The top answer by Amy Tavori states:
Clearly, the most frequent phrases of length l + 1 must contain the most frequent phrases of length l as a prefix, as appending a word to a phrase cannot increase its popularity.
While it is true that appending a word to a phrase cannot increase its popularity, there is no reason to assume that the frequency of 2-grams are bounded by the frequency of 1-grams. To illustrate, consider the following corpus (constructed specifically to illustrate this point):
Here, a tricksy corpus will exist; a very strange, a sometimes cryptic corpus will dumbfound you maybe, perhaps a bit; in particular since my tricksy corpus will not match the pattern you expect from it; nor will it look like a fish, a boat, a sunflower, or a very handsome kitten. The tricksy corpus will surprise a user named Ami Tavory; this tricksy corpus will be fun to follow a year or a month or a minute from now.

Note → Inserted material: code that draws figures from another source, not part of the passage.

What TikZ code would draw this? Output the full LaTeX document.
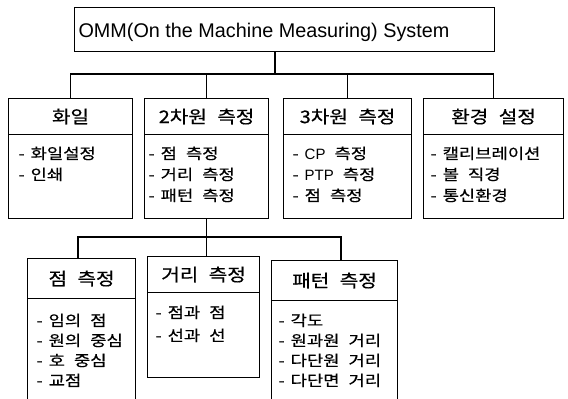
\documentclass[tikz,border=0pt]{standalone}
\usepackage{fontspec}
\setmainfont{Liberation Sans}
\newfontfamily\kr[FakeStretch=1.18,FakeBold=0.5]{Noto Sans CJK KR}
\newfontfamily\krt[FakeStretch=1.15,FakeBold=0.5]{Noto Sans CJK KR}
\newfontfamily\lat{Liberation Sans}
\newcommand\ws{\hspace{0.6em}}
\newcommand\dsh{-\hspace{0.4em}}
\begin{document}
\begin{tikzpicture}[x=1pt,y=-1pt,line width=1.1pt,
  box/.style={draw,rectangle,inner sep=0pt,anchor=north west},
  ttl/.style={inner sep=0pt,font=\krt\fontsize{17.5}{20}\selectfont},
  ln/.style={inner sep=0pt,anchor=base west,font=\kr\fontsize{15}{20}\selectfont}]
\useasboundingbox[fill=white] (0,0) rectangle (568,399);
% top
\node[box,minimum width=420pt,minimum height=44pt] (top) at (74,7) {};
\node[anchor=base west,inner sep=0pt,font=\fontsize{19.8}{22}\selectfont] (toptxt) at (78,37) {OMM(On the Machine Measuring) System};
% level 2
\node[box,minimum width=124pt,minimum height=36pt] (f1t) at (8,98) {};
\node[box,minimum width=124pt,minimum height=84pt] (f1b) at (8,134) {};
\node[box,minimum width=124pt,minimum height=36pt] (f2t) at (144,98) {};
\node[box,minimum width=124pt,minimum height=84pt] (f2b) at (144,134) {};
\node[box,minimum width=128pt,minimum height=36pt] (f3t) at (283,98) {};
\node[box,minimum width=128pt,minimum height=84pt] (f3b) at (283,134) {};
\node[box,minimum width=140pt,minimum height=36pt] (f4t) at (423,98) {};
\node[box,minimum width=140pt,minimum height=84pt] (f4b) at (423,134) {};
\node[ttl] (f1n) at (f1t.center) {화일};
\node[ttl] (f2n) at (f2t.center) {2차원\ws 측정};
\node[ttl] (f3n) at (f3t.center) {3차원\ws 측정};
\node[ttl] (f4n) at (f4t.center) {환경\ws 설정};
\node[ln] (f1a) at (18,159) {\dsh 화일설정};
\node[ln] (f1c) at (18,180) {\dsh 인쇄};
\node[ln] (f2a) at (148,159) {\dsh 점\ws 측정};
\node[ln] (f2c) at (148,180) {\dsh 거리\ws 측정};
\node[ln] (f2d) at (148,201) {\dsh 패턴\ws 측정};
\node[ln] (f3a) at (292,159) {\dsh {\lat CP}\ws 측정};
\node[ln] (f3c) at (292,180) {\dsh {\lat PTP}\ws 측정};
\node[ln] (f3d) at (292,201) {\dsh 점\ws 측정};
\node[ln] (f4a) at (430,159) {\dsh 캘리브레이션};
\node[ln] (f4c) at (430,180) {\dsh 볼\ws 직경};
\node[ln] (f4d) at (430,201) {\dsh 통신환경};
% level 3
\node[box,minimum width=108pt,minimum height=40pt] (g1t) at (27,258) {};
\node[box,minimum width=108pt,minimum height=110pt] (g1b) at (27,298) {};
\node[box,minimum width=112pt,minimum height=36pt] (g2t) at (147,256) {};
\node[box,minimum width=112pt,minimum height=85pt] (g2b) at (147,292) {};
\node[box,minimum width=126pt,minimum height=40pt] (g3t) at (271,260) {};
\node[box,minimum width=126pt,minimum height=110pt] (g3b) at (271,300) {};
\node[ttl] (g1n) at (g1t.center) {점\ws 측정};
\node[ttl] (g2n) at (g2t.center) {거리\ws 측정};
\node[ttl] (g3n) at (g3t.center) {패턴\ws 측정};
\node[ln] (g1a) at (36,326) {\dsh 임의\ws 점};
\node[ln] (g1c) at (36,346) {\dsh 원의\ws 중심};
\node[ln] (g1d) at (36,366) {\dsh 호\ws 중심};
\node[ln] (g1e) at (36,386) {\dsh 교점};
\node[ln] (g2a) at (155,318) {\dsh 점과\ws 점};
\node[ln] (g2c) at (155,341) {\dsh 선과\ws 선};
\node[ln] (g3a) at (278,326) {\dsh 각도};
\node[ln] (g3c) at (278,346) {\dsh 원과원\ws 거리};
\node[ln] (g3d) at (278,366) {\dsh 다단원\ws 거리};
\node[ln] (g3e) at (278,386) {\dsh 다단면\ws 거리};
% connectors
\coordinate (j1) at (275,74);
\draw (top.south -| j1) -- (j1);
\draw (f1t.north) -- (f1t.north |- j1) -- (f4t.north |- j1) -- (f4t.north);
\draw (f2t.north) -- (f2t.north |- j1);
\draw (f3t.north) -- (f3t.north |- j1);
\coordinate (k1) at (78,237);
\coordinate (k3) at (341,237);
\draw (f2b.south) -- (f2b.south |- g2t.north);
\draw (k1 |- g1t.north) -- (k1) -- (k3) -- (k3 |- g3t.north);
\end{tikzpicture}
\end{document}
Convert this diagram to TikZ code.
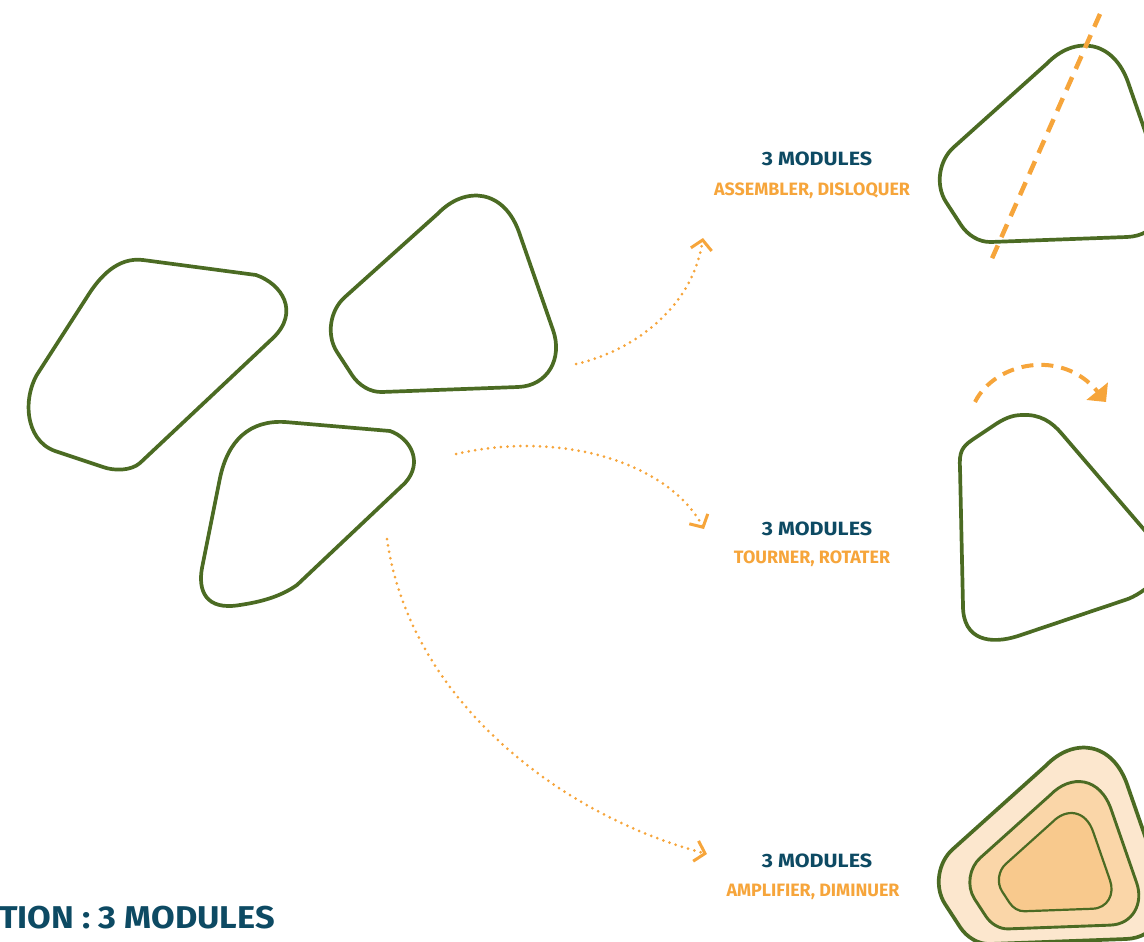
\documentclass[tikz,border=0pt]{standalone}
\usepackage{fontspec}
\setmainfont{Fira Sans}
\newfontfamily\headfont[FakeStretch=1.12]{Fira Sans}
\newfontfamily\titlefont[FakeStretch=1.09]{Fira Sans}
\usetikzlibrary{arrows.meta}
\definecolor{grn}{HTML}{4B6B23}
\definecolor{org}{HTML}{F6A53B}
\definecolor{navy}{HTML}{0D4A63}
\definecolor{fillA}{HTML}{FCE7CE}
\definecolor{fillB}{HTML}{FAD6A8}
\definecolor{fillC}{HTML}{F8C98D}
\tikzset{
  blobB/.pic={\path[pic actions] (-98,5.5) -- (-5,-78) .. controls (22,-106) and (62,-103) .. (77,-56.5) -- (110,38.5) .. controls (120,66.5) and (105,94.5) .. (75,95.5) -- (-61,100.5) .. controls (-73,100.9) and (-84.5,93.5) .. (-91,83.5) -- (-106,60.5) .. controls (-117,43.5) and (-113,18.5) .. (-98,5.5) -- cycle;},
  outline/.style={draw=grn, line width=3.7pt, line join=round},
  headtxt/.style={text=navy, font=\headfont\bfseries\fontsize{19.2}{21}\selectfont, anchor=base, inner sep=0pt},
  subtxt/.style={text=org, font=\bfseries\fontsize{17.9}{19}\selectfont, anchor=base, inner sep=0pt},
  dotarrow/.style={draw=org, line width=3pt, line cap=round, dash pattern=on 0pt off 6.5pt,
     -{Straight Barb[length=9.5pt,width=21pt,line width=3pt]}},
}
\begin{document}
\begin{tikzpicture}[x=1pt,y=-1pt]
\useasboundingbox (0,0) rectangle (1144,942);
\clip (0,0) rectangle (1144,942);
% left shapes
\path[outline] (143,260) -- (256,275) .. controls (282,284) and (300,312) .. (273,338) -- (140,463) .. controls (131,471) and (114,471) .. (103,467) -- (55,451) .. controls (24,440) and (22,395) .. (40,370) -- (87,297) .. controls (100,276) and (118,257) .. (143,260) -- cycle;
\pic[outline] at (443,291.5) {blobB};
\path[outline] (285,422) -- (390,431) .. controls (410,438) and (424,462) .. (405,483) -- (297,585) .. controls (280,597) and (260,602) .. (240,605) .. controls (205,611) and (198,590) .. (202,568) -- (220,478) .. controls (228,440) and (250,420) .. (285,422) -- cycle;
% right shapes
\pic[outline] at (1052,141.5) {blobB};
\path[outline] (1022,415) .. controls (1040,414) and (1052,422) .. (1062,434) -- (1165,554) .. controls (1175,566) and (1145,594) .. (1125,600) -- (1018,636) .. controls (990,645) and (963,640) .. (963,606) -- (960,468) .. controls (959,452) and (962,447) .. (972,440) -- (993,426) .. controls (1003,419) and (1012,415) .. (1022,415) -- cycle;
\pic[draw=grn, fill=fillA, line width=3.7pt] at (1051,843.5) {blobB};
\pic[draw=grn, fill=fillB, line width=2.9pt, scale=0.75] at (1054,853.5) {blobB};
\pic[draw=grn, fill=fillC, line width=2.2pt, scale=0.5] at (1055,861) {blobB};
% cut line
\coordinate (cutT) at (1100,14);
\coordinate (cutB) at (990,263);
\draw[org, line width=4.5pt, dash pattern=on 14pt off 9pt] (cutT) -- (cutB);
% rotation arc
\coordinate (rotS) at (975,402);
\coordinate (rotE) at (1106,402);
\draw[org, line width=4pt, dash pattern=on 12pt off 8pt, -{Triangle[length=14pt,width=27pt]}] (rotS) .. controls (995,362) and (1062,348) .. (rotE);
% labels
\node[headtxt] (h1) at (817,165) {3 MODULES};
\node[subtxt] (s1) at (812,195) {ASSEMBLER, DISLOQUER};
\node[headtxt] (h2) at (817,535.5) {3 MODULES};
\node[subtxt] (s2) at (812,563) {TOURNER, ROTATER};
\node[headtxt] (h3) at (817,867.5) {3 MODULES};
\node[subtxt] (s3) at (813,896) {AMPLIFIER, DIMINUER};
\node[text=navy, font=\titlefont\bfseries\fontsize{31.5}{34}\selectfont, anchor=base west, inner sep=0pt] (title) at (-1,928) {TION : 3 MODULES};
% dotted arrows
\coordinate (a1s) at (576,364);
\coordinate (a1e) at (703,238);
\coordinate (a2s) at (456,454);
\coordinate (a2e) at (704,529);
\coordinate (a3s) at (387,539);
\coordinate (a3e) at (707,854);
\draw[dotarrow] (a1s) .. controls (630,352) and (692,310) .. (a1e);
\draw[dotarrow] (a2s) .. controls (560,430) and (668,462) .. (a2e);
\draw[dotarrow] (a3s) .. controls (410,700) and (560,815) .. (a3e);
\end{tikzpicture}
\end{document}
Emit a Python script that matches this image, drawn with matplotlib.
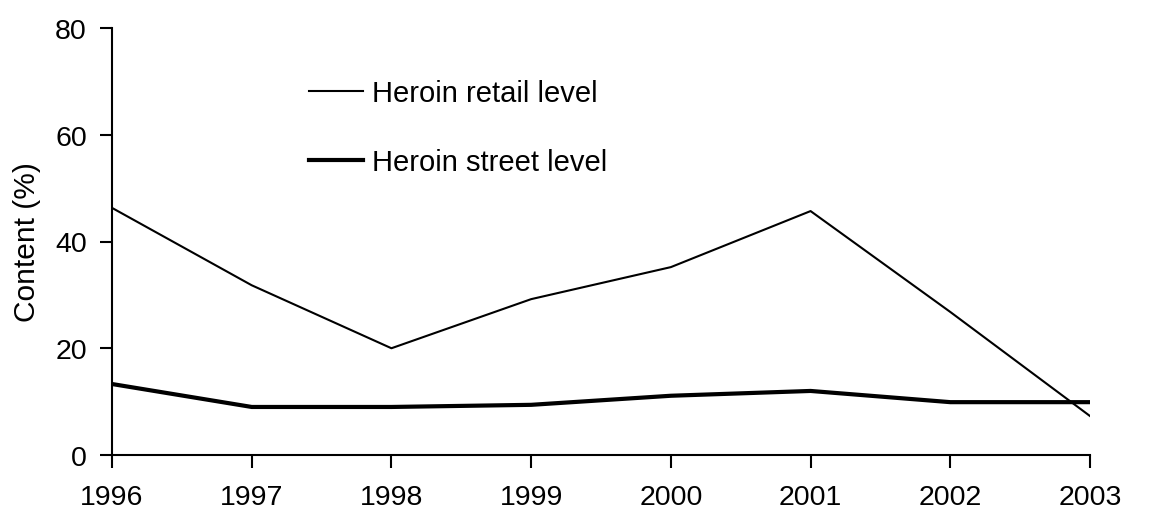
import matplotlib
matplotlib.use('Agg')
import matplotlib.pyplot as plt

plt.rcParams['font.family'] = ['Liberation Sans', 'DejaVu Sans']

# Heroin purity by year
years = [1996, 1997, 1998, 1999, 2000, 2001, 2002, 2003]
retail = [46.3, 31.8, 20.0, 29.2, 35.2, 45.7, 26.8, 7.3]
street = [13.3, 9.0, 9.0, 9.4, 11.1, 12.0, 9.9, 9.9]

fig = plt.figure(figsize=(11.55, 5.10), dpi=100)
ax = fig.add_axes([112 / 1155, 1 - 456 / 510, (1090 - 112) / 1155, (456 - 29) / 510])

ax.plot(years, retail, color='black', lw=1.5, label='Heroin retail level')
ax.plot(years, street, color='black', lw=3.0, label='Heroin street level')

ax.set_xlim(1996, 2003)
ax.set_ylim(0, 80)
ax.set_xticks(years)
ax.set_yticks([0, 20, 40, 60, 80])
ax.tick_params(axis='both', direction='out', length=9, width=1.5, labelsize=20.5)
ax.tick_params(axis='x', pad=12)
ax.tick_params(axis='y', pad=9)
ax.set_ylabel('Content (%)', fontsize=21.5, labelpad=10)

for s in ['top', 'right']:
    ax.spines[s].set_visible(False)
for s in ['left', 'bottom']:
    ax.spines[s].set_linewidth(1.5)

ax.legend(loc='upper left', bbox_to_anchor=(309 / 1155, 1 - 80 / 510),
          bbox_transform=fig.transFigure, frameon=False, fontsize=21,
          handlelength=1.85, handletextpad=0.3, labelspacing=1.4,
          borderpad=0, borderaxespad=0)

fig.savefig('out.png', dpi=100)
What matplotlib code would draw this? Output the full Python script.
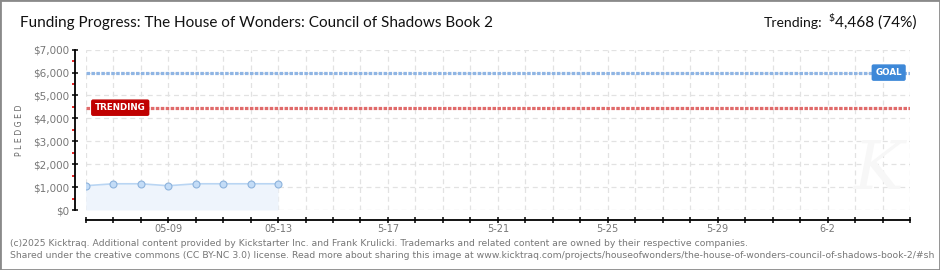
import matplotlib
matplotlib.use("Agg")
import matplotlib.pyplot as plt
import matplotlib.dates as mdates
import matplotlib.transforms as mtransforms
from matplotlib.patches import Rectangle
from matplotlib.ticker import FixedLocator, MultipleLocator, FuncFormatter
import pandas as pd

# Daily pledge totals
dates = ["2025-05-06", "2025-05-07", "2025-05-08", "2025-05-09",
         "2025-05-10", "2025-05-11", "2025-05-12", "2025-05-13"]
pledged = [1060, 1145, 1145, 1060, 1145, 1145, 1145, 1145]

goal = 6000
trending = 4468

campaign_start = "2025-05-06"
campaign_end = "2025-06-05"

tick_dates = ["2025-05-09", "2025-05-13", "2025-05-17", "2025-05-21",
              "2025-05-25", "2025-05-29", "2025-06-02"]
tick_labels = ["05-09", "05-13", "5-17", "5-21", "5-25", "5-29", "6-2"]

title = "Funding Progress: The House of Wonders: Council of Shadows Book 2"
footer = [
    "(c)2025 Kicktraq. Additional content provided by Kickstarter Inc. and Frank Krulicki. "
    "Trademarks and related content are owned by their respective companies.",
    "Shared under the creative commons (CC BY-NC 3.0) license. Read more about sharing this image at "
    "www.kicktraq.com/projects/houseofwonders/the-house-of-wonders-council-of-shadows-book-2/#sh",
]

W, H = 940, 270
fig = plt.figure(figsize=(W / 100, H / 100), dpi=100)
fig.patch.set_facecolor("white")
TITLE_FONT = ["Lato", "DejaVu Sans"]

def px(x, y):
    return x / W, 1 - y / H

# plot area in pixels
left, right, top, bottom = 85.7, 910, 49.7, 210
ax = fig.add_axes([left / W, 1 - bottom / H, (right - left) / W, (bottom - top) / H])
ax.set_facecolor("white")

x = pd.to_datetime(dates)
x0 = pd.Timestamp(campaign_start)
x1 = pd.Timestamp(campaign_end)
ax.set_xlim(x0, x1)
ax.set_ylim(0, 7000)

# grid
grid_kw = dict(color="#e2e2e2", lw=0.9, dashes=(4, 3), zorder=0)
for d in pd.date_range(x0, x1, freq="D"):
    ax.axvline(d, **grid_kw)
for v in range(0, 7001, 1000):
    ax.axhline(v, **grid_kw)

# pledged area and line
ax.fill_between(x, pledged, 0, color="#eef4fc", zorder=1, lw=0)
ax.plot(x, pledged, color="#b9d5f3", lw=1.2, zorder=2)
ax.plot(x, pledged, ls="none", marker="o", ms=5, mfc="#c3dcf7",
        mec="#8db3dc", mew=0.8, zorder=3)

# goal and trending lines
ax.plot([x0, x1], [goal, goal], color="#8fb5e4", lw=2.3, dashes=(1.1, 0.45),
        zorder=2)
ax.plot([x0, x1], [trending, trending], color="#e06a6a", lw=2.3, dashes=(1.1, 0.45),
        zorder=2)

ax.text(x0 + pd.Timedelta(hours=8), trending, "TRENDING", color="white",
        fontsize=6.3, fontweight="bold", family="DejaVu Sans", ha="left", va="center",
        bbox=dict(boxstyle="round,pad=0.35,rounding_size=0.15", fc="#c00000", ec="#c00000"),
        zorder=5)
ax.text(x1 - pd.Timedelta(hours=7), goal, "GOAL", color="white",
        fontsize=6.3, fontweight="bold", family="DejaVu Sans", ha="right", va="center",
        bbox=dict(boxstyle="round,pad=0.35,rounding_size=0.15", fc="#3d88d8", ec="#3d88d8"),
        zorder=5)

# axes styling
for s in ["top", "right"]:
    ax.spines[s].set_visible(False)
ax.spines["left"].set_position(("outward", 7.7))
ax.spines["bottom"].set_position(("outward", 7.2))
ax.spines["left"].set_linewidth(1.3)
ax.spines["bottom"].set_linewidth(1.3)

ax.xaxis.set_major_locator(mdates.DayLocator())
ax.xaxis.set_major_formatter(plt.NullFormatter())
ax.tick_params(axis="x", which="major", direction="inout", length=4.5, width=1.1,
               color="black")
label_tf = mtransforms.blended_transform_factory(ax.transData, fig.transFigure)
for d, lab in zip(tick_dates, tick_labels):
    ax.text(mdates.date2num(pd.Timestamp(d)), 1 - 228.7 / H, lab, transform=label_tf,
            ha="center", va="center", fontsize=7, color="#777777")

ax.yaxis.set_major_locator(MultipleLocator(1000))
ax.yaxis.set_minor_locator(FixedLocator([500 + 1000 * i for i in range(7)]))
ax.yaxis.set_major_formatter(FuncFormatter(lambda v, p: f"${v:,.0f}"))
ax.tick_params(axis="y", which="major", direction="inout", length=4, width=1.1,
               color="black", labelsize=7.5, labelcolor="#777777", pad=2)
ax.tick_params(axis="y", which="minor", direction="out", length=2.2, width=1.2,
               color="#e00000")

fig.text(*px(20, 130), "P L E D G E D", rotation=90, ha="center", va="center",
         fontsize=5.6, color="#666666")

# titles, sized to their spans
fig.canvas.draw()
renderer = fig.canvas.get_renderer()

def fit_text(xp, yp, s, width_px, ha, size=12, **kw):
    t = fig.text(*px(xp, yp), s, ha=ha, va="center", fontsize=size, **kw)
    w = t.get_window_extent(renderer).width
    t.set_fontsize(size * width_px / w)
    return t

fit_text(20, 23, title, 470, "left", family=TITLE_FONT, color="#111111")
amt = fit_text(917, 23, f"{trending:,} ({trending / goal:.0%})", 81, "right",
               family=TITLE_FONT, color="#111111")
bb = amt.get_window_extent(renderer)
dollar = fig.text((bb.x0 - 0.5) / W, 1 - 18 / H, "$", ha="right", va="center",
                  fontsize=7.5, family=TITLE_FONT, color="#111111")
trend_lbl = fit_text(822, 23, "Trending:", 58, "right", family=TITLE_FONT,
                     color="#111111")

# footer
fig.text(*px(10, 243.5), footer[0], ha="left", va="center", fontsize=6.65, color="#777777")
fig.text(*px(10, 256), footer[1], ha="left", va="center", fontsize=6.65, color="#777777")

# faint watermark
fig.text(*px(878, 170), "K", ha="center", va="center", fontsize=48, style="italic",
         color="#f7f7f7", family="DejaVu Serif", zorder=0)

# outer frame
fig.patches.append(Rectangle((0, 0), 1, 1, transform=fig.transFigure, fill=False,
                             ec="#8a8a8a", lw=2, zorder=10))

fig.savefig("out.png", dpi=100, facecolor="white")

Looking at the most frequent single words, we get:
1-Gram Frequency
------ ---------
a 12
will 6
corpus 5
tricksy 4
or 3
from 2
it 2
the 2
very 2
you 2
The method suggested by Ami Tavori would identify the top 1-gram, 'a', and narrow the search to 2-grams with the prefix 'a'. But looking at the corpus from before, the top 2-grams are:
2-Gram Frequency
------ ---------
corpus will 5
tricksy corpus 4
or a 3
a very 2
And moving on to 3-grams, there is only a single repeated 3-gram in the entire corpus, namely:
3-Gram Frequency
------ ---------
tricksy corpus will 4
To generalize: you can't use the top m-grams to extrapolate directly to top (m+1)-grams. What you can do is throw away the bottom m-grams, specifically the ones which do not repeat at all, and look at all the ones that do. That narrows the field a bit.